Work instructions
Leave out the pictures and copy everything else below exactly.

>> begin Stored data

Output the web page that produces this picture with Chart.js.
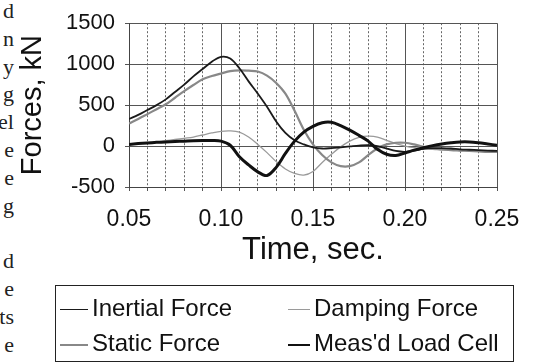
<!DOCTYPE html>
<html>
<head>
<meta charset="utf-8">
<title>Forces vs time</title>
<script src="https://cdn.jsdelivr.net/npm/chart.js@4.4.1/dist/chart.umd.min.js"></script>
<style>
  html, body { margin: 0; padding: 0; background: #fff; }
  #wrap { position: relative; width: 535px; height: 363px; overflow: hidden; }
  #chart { position: absolute; left: 0; top: 0; }
  /* cut-off body text of the page the figure was scanned from */
  #margin {
    position: absolute; left: -100px; top: 0; width: 114px;
    text-align: right; white-space: pre;
    font-family: "Liberation Serif", "Times New Roman", serif;
    font-size: 22px; line-height: 27.8px; color: #222;
    margin-top: -3px;
  }
  #legend {
    position: absolute; left: 55px; top: 285px; width: 459px; height: 77px;
    border: 1.5px solid #222; box-sizing: border-box;
    font-family: "Liberation Sans", Arial, sans-serif; font-size: 24px; color: #111;
  }
  .item { position: absolute; white-space: nowrap; line-height: 24px; }
  .swatch { display: inline-block; vertical-align: middle; margin-right: 4px; }
</style>
</head>
<body>
<div id="wrap">
  <div id="margin">d
n
y
g
el
e
e
g

d
e
ts
e</div>
  <canvas id="chart" width="535" height="363"></canvas>
  <div id="legend"></div>
</div>
<script>
// time axis, sec (every 0.005 s)
const tiempos = [
  0.050, 0.055, 0.060, 0.065, 0.070, 0.075, 0.080, 0.085, 0.090, 0.095,
  0.100, 0.105, 0.110, 0.115, 0.120, 0.125, 0.130, 0.135, 0.140, 0.145,
  0.150, 0.155, 0.160, 0.165, 0.170, 0.175, 0.180, 0.185, 0.190, 0.195,
  0.200, 0.205, 0.210, 0.215, 0.220, 0.225, 0.230, 0.235, 0.240, 0.245,
  0.250
];

// forces, kN
const inercial = [
  330, 380, 440, 500, 570, 660, 750, 850, 940, 1030,
  1090, 1070, 950, 790, 640, 480, 300, 160, 70, 20,
  -15, -30, -25, -15, -5, 5, 10, 0, -30, -60,
  -70, -55, -35, -25, -25, -30, -40, -45, -50, -55,
  -60
];
const amortiguamiento = [
  20, 30, 40, 50, 65, 80, 95, 110, 135, 160,
  180, 185, 170, 110, 20, -80, -190, -280, -335, -355,
  -310, -200, -100, -10, 60, 105, 120, 110, 70, 30,
  0, -20, -30, -40, -45, -50, -55, -60, -60, -65,
  -70
];
const estatica = [
  275, 330, 390, 450, 510, 590, 670, 745, 815, 855,
  885, 915, 925, 920, 910, 860, 770, 640, 430, 200,
  20, -110, -200, -245, -245, -200, -110, -30, 20, 40,
  40, 20, -10, -30, -40, -50, -55, -60, -65, -70,
  -70
];
const celdaCarga = [
  20, 30, 38, 45, 50, 55, 60, 65, 67, 67,
  60, 10, -130, -230, -315, -360, -260, -90, 60, 170,
  240, 285, 290, 250, 195, 130, 60, -40, -100, -115,
  -85, -50, -20, 5, 25, 40, 50, 50, 40, 25,
  10
];

const etiquetas = ["Inertial Force", "Damping Force", "Static Force", "Meas'd Load Cell"];

const FUENTE = '"Liberation Sans", Arial, sans-serif';

function esMayor(v) {
  return Math.round(v * 100) % 5 === 0;
}

function puntos(valores) {
  return tiempos.map((t, i) => ({ x: t, y: valores[i] }));
}

const datasets = [
  { label: etiquetas[0], data: puntos(inercial), borderColor: "#1a1a1a", borderWidth: 1.8, order: 1 },
  { label: etiquetas[1], data: puntos(amortiguamiento), borderColor: "#9a9a9a", borderWidth: 1.3, order: 3 },
  { label: etiquetas[2], data: puntos(estatica), borderColor: "#888888", borderWidth: 2.2, order: 2 },
  { label: etiquetas[3], data: puntos(celdaCarga), borderColor: "#111111", borderWidth: 3, order: 0 }
];
datasets.forEach((d) => {
  d.pointRadius = 0;
  d.tension = 0.35;
  d.fill = false;
});

const chart = new Chart(document.getElementById("chart").getContext("2d"), {
  type: "line",
  data: { datasets },
  options: {
    responsive: false,
    animation: false,
    layout: { padding: { top: 17, right: 38, bottom: 93, left: 0 } },
    plugins: {
      legend: { display: false },
      tooltip: { enabled: false }
    },
    scales: {
      x: {
        type: "linear",
        min: 0.05,
        max: 0.25,
        ticks: {
          stepSize: 0.01,
          autoSkip: false,
          maxRotation: 0,
          padding: 15,
          color: "#111",
          font: { family: FUENTE, size: 23 },
          callback: (v) => (esMayor(v) ? v.toFixed(2) : "")
        },
        grid: {
          color: (ctx) => (ctx.tick && esMayor(ctx.tick.value) ? "#555" : "#666"),
          lineWidth: 1,
          tickLength: 4,
          tickColor: "#555"
        },
        border: {
          color: "#444",
          width: 1,
          dash: (ctx) => (ctx.tick && !esMayor(ctx.tick.value) ? [2, 2] : [])
        },
        title: {
          display: true,
          text: "Time, sec.",
          color: "#111",
          font: { family: FUENTE, size: 31 },
          padding: { top: 0, bottom: 1 }
        },
        afterFit: (scale) => { scale.height = 83; }
      },
      y: {
        min: -500,
        max: 1500,
        ticks: {
          stepSize: 500,
          padding: 10,
          color: "#111",
          font: { family: FUENTE, size: 22 },
          callback: (v) => String(v)
        },
        grid: { color: "#555", lineWidth: 1, tickLength: 4, tickColor: "#555" },
        border: { color: "#444", width: 1 },
        title: {
          display: true,
          text: "Forces, kN",
          color: "#111",
          font: { family: FUENTE, size: 29 },
          padding: { top: 16, bottom: 0 }
        },
        afterFit: (scale) => { scale.width = 129; }
      }
    }
  }
});

// two-column legend box under the chart, built from the datasets
const legend = document.getElementById("legend");
const posiciones = [
  { left: 4, top: 10, line: 28 },
  { left: 232, top: 10, line: 22 },
  { left: 4, top: 45, line: 28 },
  { left: 232, top: 45, line: 22 }
];
chart.data.datasets.forEach((d, i) => {
  const p = posiciones[i];
  const item = document.createElement("div");
  item.className = "item";
  item.style.left = p.left + "px";
  item.style.top = p.top + "px";
  const sw = document.createElement("span");
  sw.className = "swatch";
  sw.style.width = p.line + "px";
  sw.style.height = "0";
  sw.style.borderTop = Math.min(d.borderWidth, 2) + "px solid " + d.borderColor;
  item.appendChild(sw);
  item.appendChild(document.createTextNode(d.label));
  legend.appendChild(item);
});
</script>
</body>
</html>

>> end Stored data

Complete response
Output the web page that produces this picture with Chart.js.
<!DOCTYPE html>
<html>
<head>
<meta charset="utf-8">
<title>Forces vs time</title>
<script src="https://cdn.jsdelivr.net/npm/chart.js@4.4.1/dist/chart.umd.min.js"></script>
<style>
  html, body { margin: 0; padding: 0; background: #fff; }
  #wrap { position: relative; width: 535px; height: 363px; overflow: hidden; }
  #chart { position: absolute; left: 0; top: 0; }
  /* cut-off body text of the page the figure was scanned from */
  #margin {
    position: absolute; left: -100px; top: 0; width: 114px;
    text-align: right; white-space: pre;
    font-family: "Liberation Serif", "Times New Roman", serif;
    font-size: 22px; line-height: 27.8px; color: #222;
    margin-top: -3px;
  }
  #legend {
    position: absolute; left: 55px; top: 285px; width: 459px; height: 77px;
    border: 1.5px solid #222; box-sizing: border-box;
    font-family: "Liberation Sans", Arial, sans-serif; font-size: 24px; color: #111;
  }
  .item { position: absolute; white-space: nowrap; line-height: 24px; }
  .swatch { display: inline-block; vertical-align: middle; margin-right: 4px; }
</style>
</head>
<body>
<div id="wrap">
  <div id="margin">d
n
y
g
el
e
e
g

d
e
ts
e</div>
  <canvas id="chart" width="535" height="363"></canvas>
  <div id="legend"></div>
</div>
<script>
// time axis, sec (every 0.005 s)
const tiempos = [
  0.050, 0.055, 0.060, 0.065, 0.070, 0.075, 0.080, 0.085, 0.090, 0.095,
  0.100, 0.105, 0.110, 0.115, 0.120, 0.125, 0.130, 0.135, 0.140, 0.145,
  0.150, 0.155, 0.160, 0.165, 0.170, 0.175, 0.180, 0.185, 0.190, 0.195,
  0.200, 0.205, 0.210, 0.215, 0.220, 0.225, 0.230, 0.235, 0.240, 0.245,
  0.250
];

// forces, kN
const inercial = [
  330, 380, 440, 500, 570, 660, 750, 850, 940, 1030,
  1090, 1070, 950, 790, 640, 480, 300, 160, 70, 20,
  -15, -30, -25, -15, -5, 5, 10, 0, -30, -60,
  -70, -55, -35, -25, -25, -30, -40, -45, -50, -55,
  -60
];
const amortiguamiento = [
  20, 30, 40, 50, 65, 80, 95, 110, 135, 160,
  180, 185, 170, 110, 20, -80, -190, -280, -335, -355,
  -310, -200, -100, -10, 60, 105, 120, 110, 70, 30,
  0, -20, -30, -40, -45, -50, -55, -60, -60, -65,
  -70
];
const estatica = [
  275, 330, 390, 450, 510, 590, 670, 745, 815, 855,
  885, 915, 925, 920, 910, 860, 770, 640, 430, 200,
  20, -110, -200, -245, -245, -200, -110, -30, 20, 40,
  40, 20, -10, -30, -40, -50, -55, -60, -65, -70,
  -70
];
const celdaCarga = [
  20, 30, 38, 45, 50, 55, 60, 65, 67, 67,
  60, 10, -130, -230, -315, -360, -260, -90, 60, 170,
  240, 285, 290, 250, 195, 130, 60, -40, -100, -115,
  -85, -50, -20, 5, 25, 40, 50, 50, 40, 25,
  10
];

const etiquetas = ["Inertial Force", "Damping Force", "Static Force", "Meas'd Load Cell"];

const FUENTE = '"Liberation Sans", Arial, sans-serif';

function esMayor(v) {
  return Math.round(v * 100) % 5 === 0;
}

function puntos(valores) {
  return tiempos.map((t, i) => ({ x: t, y: valores[i] }));
}

const datasets = [
  { label: etiquetas[0], data: puntos(inercial), borderColor: "#1a1a1a", borderWidth: 1.8, order: 1 },
  { label: etiquetas[1], data: puntos(amortiguamiento), borderColor: "#9a9a9a", borderWidth: 1.3, order: 3 },
  { label: etiquetas[2], data: puntos(estatica), borderColor: "#888888", borderWidth: 2.2, order: 2 },
  { label: etiquetas[3], data: puntos(celdaCarga), borderColor: "#111111", borderWidth: 3, order: 0 }
];
datasets.forEach((d) => {
  d.pointRadius = 0;
  d.tension = 0.35;
  d.fill = false;
});

const chart = new Chart(document.getElementById("chart").getContext("2d"), {
  type: "line",
  data: { datasets },
  options: {
    responsive: false,
    animation: false,
    layout: { padding: { top: 17, right: 38, bottom: 93, left: 0 } },
    plugins: {
      legend: { display: false },
      tooltip: { enabled: false }
    },
    scales: {
      x: {
        type: "linear",
        min: 0.05,
        max: 0.25,
        ticks: {
          stepSize: 0.01,
          autoSkip: false,
          maxRotation: 0,
          padding: 15,
          color: "#111",
          font: { family: FUENTE, size: 23 },
          callback: (v) => (esMayor(v) ? v.toFixed(2) : "")
        },
        grid: {
          color: (ctx) => (ctx.tick && esMayor(ctx.tick.value) ? "#555" : "#666"),
          lineWidth: 1,
          tickLength: 4,
          tickColor: "#555"
        },
        border: {
          color: "#444",
          width: 1,
          dash: (ctx) => (ctx.tick && !esMayor(ctx.tick.value) ? [2, 2] : [])
        },
        title: {
          display: true,
          text: "Time, sec.",
          color: "#111",
          font: { family: FUENTE, size: 31 },
          padding: { top: 0, bottom: 1 }
        },
        afterFit: (scale) => { scale.height = 83; }
      },
      y: {
        min: -500,
        max: 1500,
        ticks: {
          stepSize: 500,
          padding: 10,
          color: "#111",
          font: { family: FUENTE, size: 22 },
          callback: (v) => String(v)
        },
        grid: { color: "#555", lineWidth: 1, tickLength: 4, tickColor: "#555" },
        border: { color: "#444", width: 1 },
        title: {
          display: true,
          text: "Forces, kN",
          color: "#111",
          font: { family: FUENTE, size: 29 },
          padding: { top: 16, bottom: 0 }
        },
        afterFit: (scale) => { scale.width = 129; }
      }
    }
  }
});

// two-column legend box under the chart, built from the datasets
const legend = document.getElementById("legend");
const posiciones = [
  { left: 4, top: 10, line: 28 },
  { left: 232, top: 10, line: 22 },
  { left: 4, top: 45, line: 28 },
  { left: 232, top: 45, line: 22 }
];
chart.data.datasets.forEach((d, i) => {
  const p = posiciones[i];
  const item = document.createElement("div");
  item.className = "item";
  item.style.left = p.left + "px";
  item.style.top = p.top + "px";
  const sw = document.createElement("span");
  sw.className = "swatch";
  sw.style.width = p.line + "px";
  sw.style.height = "0";
  sw.style.borderTop = Math.min(d.borderWidth, 2) + "px solid " + d.borderColor;
  item.appendChild(sw);
  item.appendChild(document.createTextNode(d.label));
  legend.appendChild(item);
});
</script>
</body>
</html>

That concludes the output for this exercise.